The middle weren’t alone in such lumpy play. Canberra’s backline looked practically thrilling at points, shifting with ease around the Melbourne defence through the back half of the game. They played with a pace to the line, focused on getting the ball to Jack Wighton or Charnze Nicoll-Klokstad in space and allowing them to use the talent around them to create. Wighton, primarily operating on the left, created real problems for the opposition, taking 150 metres from his 15 runs. He was always a threat, and with the help of Matt Timoko in the first half, was often able to get through and around the Storm defence.
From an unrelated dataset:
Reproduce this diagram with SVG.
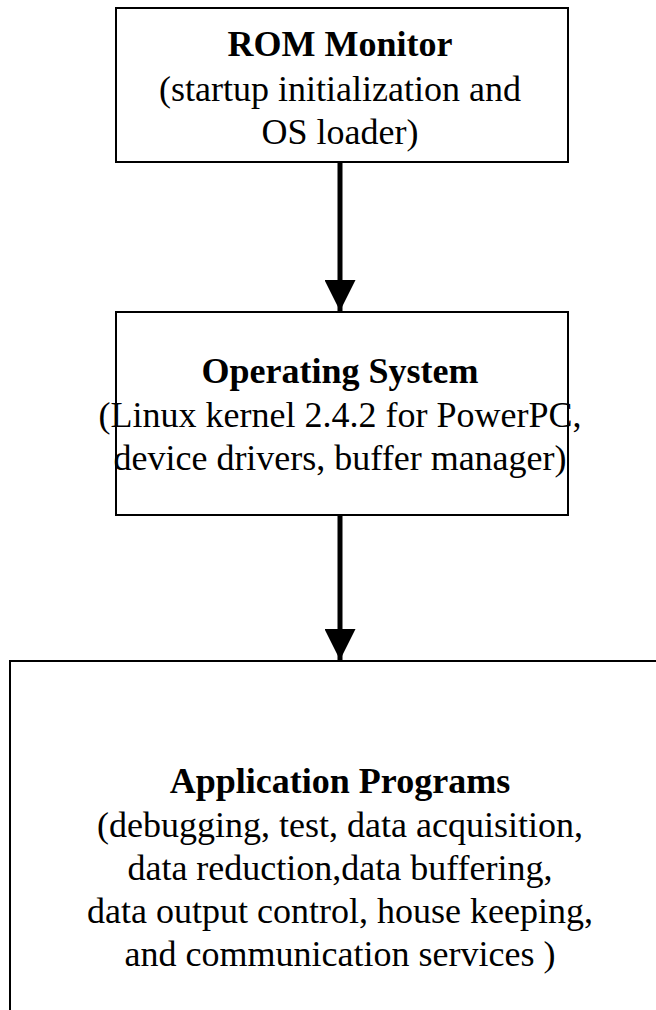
<svg xmlns="http://www.w3.org/2000/svg" width="656" height="1010" viewBox="0 0 656 1010">
<style>
.box{fill:#fff;stroke:#000;stroke-width:2}
.t{font-family:"Liberation Serif","Times New Roman",serif;font-size:36px;text-anchor:middle;fill:#000}
.b{font-weight:bold}
.ln{stroke:#000;stroke-width:5}
</style>
<defs>
<marker id="ah" markerUnits="userSpaceOnUse" markerWidth="32" markerHeight="31" refX="31" refY="15.5" orient="auto">
<path d="M0,0 L31,15.5 L0,31 Z" fill="#000"/>
</marker>
</defs>
<rect width="656" height="1010" fill="#fff"/>
<g id="rom-monitor">
<rect class="box" x="116" y="8" width="452" height="154"/>
<text class="t b" x="340" y="56">ROM Monitor</text>
<text class="t" x="340" y="101">(startup initialization and</text>
<text class="t" x="340" y="144">OS loader)</text>
</g>
<g id="operating-system">
<rect class="box" x="116" y="312" width="452" height="203"/>
<text class="t b" x="340" y="383">Operating System</text>
<text class="t" x="340" y="427">(Linux kernel 2.4.2 for PowerPC,</text>
<text class="t" x="340" y="470">device drivers, buffer manager)</text>
</g>
<g id="application-programs">
<rect class="box" x="10" y="661" width="670" height="400"/>
<text class="t b" x="340" y="793">Application Programs</text>
<text class="t" x="340" y="837">(debugging, test, data acquisition,</text>
<text class="t" x="340" y="880">data reduction,data buffering,</text>
<text class="t" x="340" y="923">data output control, house keeping,</text>
<text class="t" x="340" y="966">and communication services )</text>
</g>
<g id="connectors">
<line class="ln" x1="340" y1="162" x2="340" y2="311" marker-end="url(#ah)"/>
<line class="ln" x1="340" y1="515" x2="340" y2="660" marker-end="url(#ah)"/>
</g>
</svg>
But in red zone attack he managed to drop a ball cold, throw a pass into Whitehead’s feet, and another above Ryan Sutton’s head for set-ending errors. He kicked at least two grubbers dead when the Green Machine desperately needed to build pressure.
In fact the only try that came on the left was from a well-worked movement that ended with a near perfect catch-pass from Nicoll-Klokstad. It’s something we’ve been waiting to see him develop over the years, and it was exciting to see him such a difficult pass under so much pressure. But Charnze also put a ball into the ground when he, and Corey Harawira-Naera outside him, were in acres of space. It was simultaneously a terrible pass from Charnze, and evidence of the difficulties of cohesion Canberra are facing now, with Harawira-Naera inexplicably veering towards the sideline when a straighter line was warranted. It was another mixed outing for the custodian, with a defensive try-saver, another near try-saver, a try assist outweighed by that passing error and a dropped bomb that led to Olam’s try. He wasn’t alone in kick diffusal errors, with another try being set up by Nic Cotric’s error on a kick return.
For his part Brad Schneider saw another game with little to no space. He was terrorised by Munster teeming out of the line. While it made his day difficult, and he was less effective than he would have liked, he still managed to play an important role in Canberra’s first try – where he, Jordan Rapana and Harawira-Naera all showed good hands to get the ball to Semi Valemei in space (and didn’t he take advantage). He was often the Raiders main kicker in attack, and only had one grubber that was poor. By then the game was gone anyway.
Many but not all of Canberra’s errors were in attack and at the end of nearly putting together a worthwhile movement. Handling errors. Kicking errors. Passes thrown into the ground in space. It’s a sign that perhaps there structures are right, but their cohesion and execution remains lacking. It was better than previous weeks in which it was impossible to tell if they had either, such was their ineptness. They’re still feeling out this game-plan. I’d have hoped they would have worked this out before round five, but perhaps an epiphany is coming. Some glorious moment where all the sputtering becomes a fountain. One can only hope,and that’s part of the problem. They’ll likely be doing it without one of their lone bright lights so far after Matt Timoko injured his ankle at the end of the first half. It’s another injury they can ill afford, particular if they’re intent on building anything approaching fluidity.
There are moments but they are too few. It’s the gap between the Raiders and being a good footy team right now. It’s hardly rocket surgery to suggest, but they can’t expect to compete if they can’t find a route to cohesion and execution on a consistent basis. This game showed them what good teams with good ball should be able to do. Canberra weren’t able to do that, and they weren’t able to stop it. The longer it takes them to find cohesion, discipline and efficiency, the greater the pressure will grow to do so. With a short turn-around for the Cowboys on Thursday, and the Panthers in their near future, time is running out.